The Jordan River, looking towards the Orthodox Church of St. John The Baptist
Humanity had its beginnings in Africa, which means that in order for there to be people in the bits of the world that are not Africa, at some stage they had to pass through the narrow corridor we now call the Middle East. Unsurprisingly there are artefacts from every epoch of human history buried beneath Jordanian soil. We saw some of them this morning. There is a hill above Amman called the Citadel of Amman which has been inhabited for at least 10,000 years. There are very visible Roman and Ottoman ruins there, lots of archaeological diggings and the Jordanian Archaeological Museum. As far as exhibition space and facilities go, the JAM might best be described as basic, but it houses some amazing bits of kit. There are some Dead Sea Scrolls, for instance; real ones, not copies. There is the oldest statue ever discovered; and again, the actual statue is sitting there, not a copy of something out the back in an air conditioned vault.
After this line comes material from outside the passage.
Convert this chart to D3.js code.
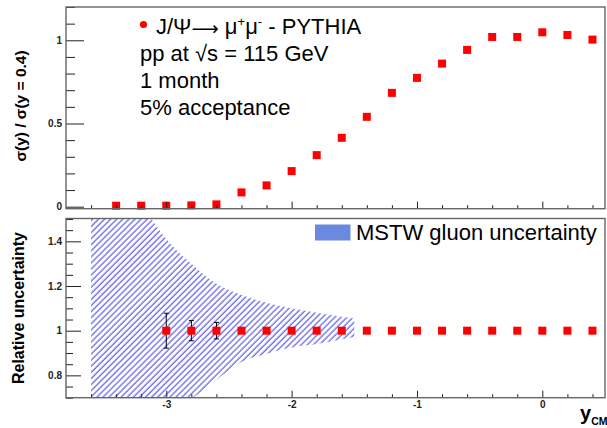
<!DOCTYPE html>
<html>
<head>
<meta charset="utf-8">
<script src="https://cdn.jsdelivr.net/npm/d3@7"></script>
<style>
  body { margin: 0; background: #fff; }
  svg { display: block; font-family: "Liberation Sans", Arial, sans-serif; }
</style>
</head>
<body>
<div id="chart"></div>
<script>
// top panel: sigma(y)/sigma(y=0.4)
var yTop = [-3.4, -3.2, -3.0, -2.8, -2.6, -2.4, -2.2, -2.0, -1.8, -1.6, -1.4, -1.2, -1.0, -0.8, -0.6, -0.4, -0.2, 0.0, 0.2, 0.4];
var ratioTop = [0.006, 0.006, 0.006, 0.008, 0.014, 0.086, 0.128, 0.214, 0.31, 0.414, 0.54, 0.684, 0.774, 0.86, 0.942, 1.02, 1.02, 1.048, 1.032, 1.004];

// bottom panel: relative uncertainty
var yBot = [-3.0, -2.8, -2.6, -2.4, -2.2, -2.0, -1.8, -1.6, -1.4, -1.2, -1.0, -0.8, -0.6, -0.4, -0.2, 0.0, 0.2, 0.4];
var relBot = [1, 1, 1, 1, 1, 1, 1, 1, 1, 1, 1, 1, 1, 1, 1, 1, 1, 1];
var errBot = [0.078, 0.045, 0.037, 0, 0, 0, 0, 0, 0, 0, 0, 0, 0, 0, 0, 0, 0, 0];

// MSTW gluon band
var bandX  = [-3.6, -3.4, -3.2, -3.0, -2.8, -2.6, -2.4, -2.2, -2.0, -1.8, -1.6, -1.5];
var bandHi = [1.95, 1.75, 1.57, 1.41, 1.30, 1.21, 1.16, 1.125, 1.10, 1.08, 1.062, 1.055];
var bandLo = [0.30, 0.45, 0.56, 0.64, 0.695, 0.78, 0.86, 0.897, 0.925, 0.94, 0.962, 0.972];

var topMajor = [0, 0.5, 1];
var topMinor = [0.1, 0.2, 0.3, 0.4, 0.6, 0.7, 0.8, 0.9, 1.1, 1.2];
var botMajor = [0.8, 1.0, 1.2, 1.4];
var botMinor = [0.7, 0.75, 0.85, 0.9, 0.95, 1.05, 1.1, 1.15, 1.25, 1.3, 1.35, 1.45, 1.5];
var xMajor = [-3, -2, -1, 0];
var xMinor = [-3.6, -3.4, -3.2, -2.8, -2.6, -2.4, -2.2, -1.8, -1.6, -1.4, -1.2, -0.8, -0.6, -0.4, -0.2, 0.2, 0.4];

var width = 607, height = 428;

var svg = d3.select("#chart").append("svg")
    .attr("width", width)
    .attr("height", height);

var defs = svg.append("defs");
var pat = defs.append("pattern")
    .attr("id", "hatch")
    .attr("patternUnits", "userSpaceOnUse")
    .attr("width", 4.3)
    .attr("height", 4.3)
    .attr("patternTransform", "rotate(45)");
pat.append("line")
    .attr("x1", 1).attr("y1", 0)
    .attr("x2", 1).attr("y2", 4.3)
    .attr("stroke", "#3a3ae6")
    .attr("stroke-width", 1);

var x = d3.scaleLinear().domain([-3.8, 0.5]).range([66, 605]);
var yT = d3.scaleLinear().domain([-0.012, 1.2]).range([208.7, 7]);
var yB = d3.scaleLinear().domain([0.7, 1.5]).range([397.7, 219]);

defs.append("clipPath").attr("id", "clipB")
  .append("rect")
    .attr("x", 66).attr("y", 219)
    .attr("width", 539).attr("height", 178.7);

function fmt(d) { return String(d); }

function styleAxis(g) {
  g.select(".domain").remove();
  g.selectAll(".tick line").attr("stroke", "#222");
  g.selectAll("text")
    .attr("font-size", 10)
    .attr("font-weight", "bold")
    .attr("fill", "#222");
}

// ---------- top panel ----------
var topG = svg.append("g");

topG.selectAll(".ptT")
  .data(yTop)
  .enter()
  .append("rect")
  .attr("class", "ptT")
  .attr("x", function(d) { return x(d) - 4; })
  .attr("y", function(d, i) { return yT(ratioTop[i]) - 4; })
  .attr("width", 8)
  .attr("height", 8)
  .attr("fill", "#ff0000");

topG.append("g")
  .attr("transform", "translate(66,0)")
  .call(d3.axisLeft(yT).tickValues(topMajor).tickSize(-18).tickPadding(4).tickFormat(fmt))
  .call(styleAxis);
topG.append("g")
  .attr("transform", "translate(66,0)")
  .call(d3.axisLeft(yT).tickValues(topMinor).tickSize(-9).tickFormat(""))
  .call(styleAxis);
topG.append("g")
  .attr("transform", "translate(0,208.7)")
  .call(d3.axisBottom(x).tickValues(xMajor).tickSize(-7).tickFormat(""))
  .call(styleAxis);
topG.append("g")
  .attr("transform", "translate(0,208.7)")
  .call(d3.axisBottom(x).tickValues(xMinor).tickSize(-3.5).tickFormat(""))
  .call(styleAxis);

topG.append("rect")
  .attr("x", 66).attr("y", 7)
  .attr("width", 539).attr("height", 201.7)
  .attr("fill", "none")
  .attr("stroke", "#666")
  .attr("stroke-width", 1.4);

topG.append("text")
  .attr("transform", "translate(26,106) rotate(-90)")
  .attr("text-anchor", "middle")
  .attr("font-size", 15.5)
  .attr("font-weight", "bold")
  .text("σ(y) / σ(y = 0.4)");

// legend text, top panel
topG.append("circle")
  .attr("cx", 143.5).attr("cy", 24.5).attr("r", 3.6)
  .attr("fill", "#ff0000");

var l1 = topG.append("text")
  .attr("x", 156).attr("y", 33.5)
  .attr("font-size", 22);
l1.append("tspan").text("J/Ψ");
l1.append("tspan").attr("font-family", "DejaVu Sans").attr("font-size", 19).attr("dy", 1).text("⟶");
l1.append("tspan").attr("dy", -1).text(" μ");
l1.append("tspan").attr("font-size", 13).attr("dy", -8).text("+");
l1.append("tspan").attr("dy", 8).text("μ");
l1.append("tspan").attr("font-size", 13).attr("dy", -8).text("-");
l1.append("tspan").attr("dy", 8).text(" - PYTHIA");

var lines = ["pp at √s = 115 GeV", "1 month", "5% acceptance"];
topG.selectAll(".info")
  .data(lines)
  .enter()
  .append("text")
  .attr("class", "info")
  .attr("x", 140)
  .attr("y", function(d, i) { return 60.5 + i * 27; })
  .attr("font-size", 22)
  .text(function(d) { return d; });

// ---------- bottom panel ----------
var botG = svg.append("g");

var area = d3.area()
  .x(function(d, i) { return x(bandX[i]); })
  .y0(function(d, i) { return yB(bandLo[i]); })
  .y1(function(d, i) { return yB(bandHi[i]); })
  .curve(d3.curveMonotoneX);

botG.append("path")
  .datum(bandX)
  .attr("d", area)
  .attr("fill", "url(#hatch)")
  .attr("clip-path", "url(#clipB)");

var eb = botG.selectAll(".err")
  .data(yBot.filter(function(d, i) { return errBot[i] > 0; }))
  .enter()
  .append("g")
  .attr("class", "err");
eb.append("line")
  .attr("x1", function(d) { return x(d); })
  .attr("x2", function(d) { return x(d); })
  .attr("y1", function(d) { var i = yBot.indexOf(d); return yB(relBot[i] + errBot[i]); })
  .attr("y2", function(d) { var i = yBot.indexOf(d); return yB(relBot[i] - errBot[i]); })
  .attr("stroke", "#000");
eb.selectAll(".cap")
  .data(function(d) { var i = yBot.indexOf(d); return [[d, relBot[i] + errBot[i]], [d, relBot[i] - errBot[i]]]; })
  .enter()
  .append("line")
  .attr("x1", function(d) { return x(d[0]) - 2.5; })
  .attr("x2", function(d) { return x(d[0]) + 2.5; })
  .attr("y1", function(d) { return yB(d[1]); })
  .attr("y2", function(d) { return yB(d[1]); })
  .attr("stroke", "#000");

botG.selectAll(".ptB")
  .data(yBot)
  .enter()
  .append("rect")
  .attr("class", "ptB")
  .attr("x", function(d) { return x(d) - 4; })
  .attr("y", function(d, i) { return yB(relBot[i]) - 4; })
  .attr("width", 8)
  .attr("height", 8)
  .attr("fill", "#ff0000");

botG.append("g")
  .attr("transform", "translate(66,0)")
  .call(d3.axisLeft(yB).tickValues(botMajor).tickSize(-15).tickPadding(4).tickFormat(fmt))
  .call(styleAxis);
botG.append("g")
  .attr("transform", "translate(66,0)")
  .call(d3.axisLeft(yB).tickValues(botMinor).tickSize(-7).tickFormat(""))
  .call(styleAxis);
botG.append("g")
  .attr("transform", "translate(0,397.7)")
  .call(d3.axisBottom(x).tickValues(xMajor).tickSize(-7).tickPadding(3).tickFormat(fmt))
  .call(styleAxis);
botG.append("g")
  .attr("transform", "translate(0,397.7)")
  .call(d3.axisBottom(x).tickValues(xMinor).tickSize(-3.5).tickFormat(""))
  .call(styleAxis);

botG.append("rect")
  .attr("x", 66).attr("y", 218.5)
  .attr("width", 539).attr("height", 179.2)
  .attr("fill", "none")
  .attr("stroke", "#666")
  .attr("stroke-width", 1.4);

botG.append("text")
  .attr("transform", "translate(24,308) rotate(-90)")
  .attr("text-anchor", "middle")
  .attr("font-size", 16)
  .attr("font-weight", "bold")
  .text("Relative uncertainty");

// legend, bottom panel
botG.append("rect")
  .attr("x", 315).attr("y", 224.5)
  .attr("width", 35.5).attr("height", 16)
  .attr("fill", "#6a8ae0");
botG.append("text")
  .attr("x", 356).attr("y", 239.5)
  .attr("font-size", 22)
  .text("MSTW gluon uncertainty");

// x title
var xt = svg.append("text")
  .attr("x", 580).attr("y", 420)
  .attr("font-weight", "bold")
  .attr("font-size", 20);
xt.append("tspan").text("y");
xt.append("tspan").attr("font-size", 10.5).attr("dy", 5).text("CM");
</script>
</body>
</html>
The citadel is one of the high points of Amman, in every sense, so from here it was, literally, downhill all the way. In the space of about 30km we dropped from about 1100 metres above sea level to the Jordan valley about 480 metres below sea level. When we arrived at the site where Jesus was baptised by John, the temperature was in the low 40s. Because the site is in a military reserve, we travelled to it in an approved shuttle and by approved shuttle I mean the back of a truck. Before reaching the sacred site, we stopped to view the Jordan, and I must say Naaman sums it up pretty well. “there are a lot better rivers where I come from.” The Jordan, never a huge river, has been badly depleted by irrigation schemes and is now a narrow polluted muddy creek. At the site where, consensus has it, John worked and Jesus, in obedience, allowed John to minister to him, there is a shallow grey green puddle and the ruins of the 5 churches which have been built on top of the site and on top of one another. The River has changed course since John was here, and floods and earthquakes haven’t been kind to the buildings people have erected to try and preserve that holy moment from so long ago. There is now just an archaeological dig and a temporary wooden roof to keep the sun off the boffins’ heads. A hundred metres walk away there is the Eastern bank of the Jordan, from which we looked into Israel about 5 metres away. We visited the impressive little Orthodox Church of St. John the Baptist, ate some dates from a date palm (about as different from the dates we put in scones back home as a dried apricot is from a fresh one. Exactly as different) and headed south.
I crossed myself with water from the Jordan, and although a dove flapped down from a nearby tree, I was profoundly unmoved by it all. You can’t step into the same river twice, the old saying has it, and the river in which my Lord was immersed disappeared thousands of years ago. Now there is a wooden platform above a creek and Israeli and Jordanian soldiers nursing automatic weapons and glowering nonchalantly at each other across a line someone had arbitrarily drawn on a map. There are shops selling religious tat and coca cola. Not one bit of it spoke to me at any level of the Good News which Jesus was baptised to proclaim.
10km further South Ibraham dropped us off at a hotel – a very nice hotel – on the shores of the Dead Sea. We did the Dead Sea things. We floated uncannily atop the water. I couldn’t swim as my body was too far out of the water to execute any proper strokes. Instead I lay on my back and rowed myself along like a Phoenician trireme. Stately and noble and gracious, I thought I looked. The water looks like hydrochloric acid, and it has probably the strongest taste of anything thing I have ever had in my mouth. We all coated ourselves with the slimy black mud which is scooped from the bottom of the sea, waited until it dried and washed it off by swimming or rather bobbing in the sea once more; It made me feel a) very soft and slightly oily and b) itchy. Supposedly, I am now looking ten years younger, but only I and one other can verify that and the vote is inconclusive.
We had yet another wonderful meal, this time sitting on a broad terrace in the still hot and dry evening air with the flat, still sea before us and the lights of Jerusalem twinkling on the hillside beyond.
Comments
Was there really a dove? And I can't believe you actually let that Dead Sea "water" pass your lips? Hope your innards are still ok.
These daily "fixes" for us on distant shores are fantastic, thanks so much.
Blessings to you all.
Being there was an interesting reflection for me on pilgrimage. What is a Holy site? This was the actual place (and the chances of it being the actual site are extremely high) where Jesus' ministry began. Yet to me it seemed not holy. Unholy even. It is a militarised zone. There was evidence before us that the state of Israel regards the water needs of all their illegal settlements to be a far higher priority than preserving the river which should be so sacred to them. There was an archaeological dig and the selling of souvenirs. What could possibly be holy about all that?
I love your pictures and postings.
By the way, how do you "hire' a driver did you pre-arrange this or what??????
And then, the next day, around the corner, I'll see something small and supposedly insignificant that will melt my soul.